Caminar San Gil y recorrer sus empinadas calles, además de ser un placer visual, requiere de buen estado físico. Ayer invertí tres horas y ocho punto dos kilómetros de larga caminata.
La ventaja de caminar en lugares desconocidos, es que todos los días puedes tener nuevas vistas. No repites. Esto, en mi caso, me incentiva mucho. La rutinaria repetición de paisajes, cuando se permanece mucho tiempo en un mismo lugar, me da tedio.
San Gil tiene muchas iglesias. Grandes, medianas y pequeñas; y todas construidas con grandes bloques de piedra ocre, que dan ese toque centenario que tanto encanta a quienes apreciamos con nostalgia y valor histórico todo lo que nos traslada el pasado.
Muchas casas y edificaciones también usan este material, dando ese aspecto colonial de barrio antiguo a toda la población.

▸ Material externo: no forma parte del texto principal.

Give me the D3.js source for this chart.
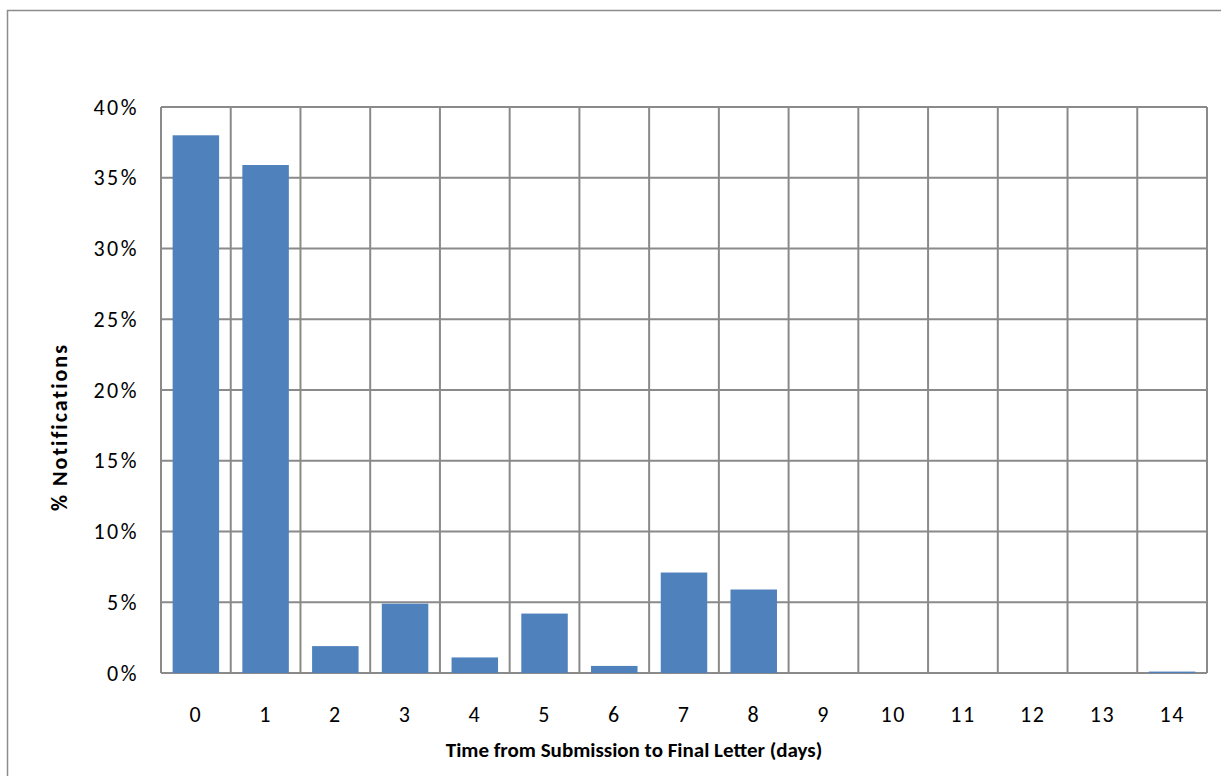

Es un pueblo seguro. Sus habitantes de manera desprevenida hablan y observan su celular en cualquier esquina. Y para más asombro he visto en dos ocasiones personas contar considerables sumas de dinero en plena calle. En una ocasión, un señor al salir de un cajero electrónico de una reconocida entidad bancaria. Y la otra, dos parroquianos cualquiera, transando algún negocio en pleno parque.
Algo personal, este comentario de la seguridad en este bello paraje, pensé mucho si escribirlo o no. Es tan convulsionado y peligroso lo que estamos viviendo en las grandes ciudades, que sentí temor de que un simple e inocente comentario pudiese dar ideas a quienes viven del mal vivir. Pero me ganó el beneficio que sé, trae lo dicho, al turismo que bien merece San Gil.
Al caer la tarde, y cuando la penumbra comienza a arropar todo el paisaje, la luna coqueta juguetea entre los tejados de barro cocido. Esto me recuerda con gracia que soy afortunado de permanecer aún con vida después de todo lo sucedido a nivel mundial y de estar hoy en día en la capital turística de santander, disfrutando de su arquitectura, gastronomía y en general de los sangilenses.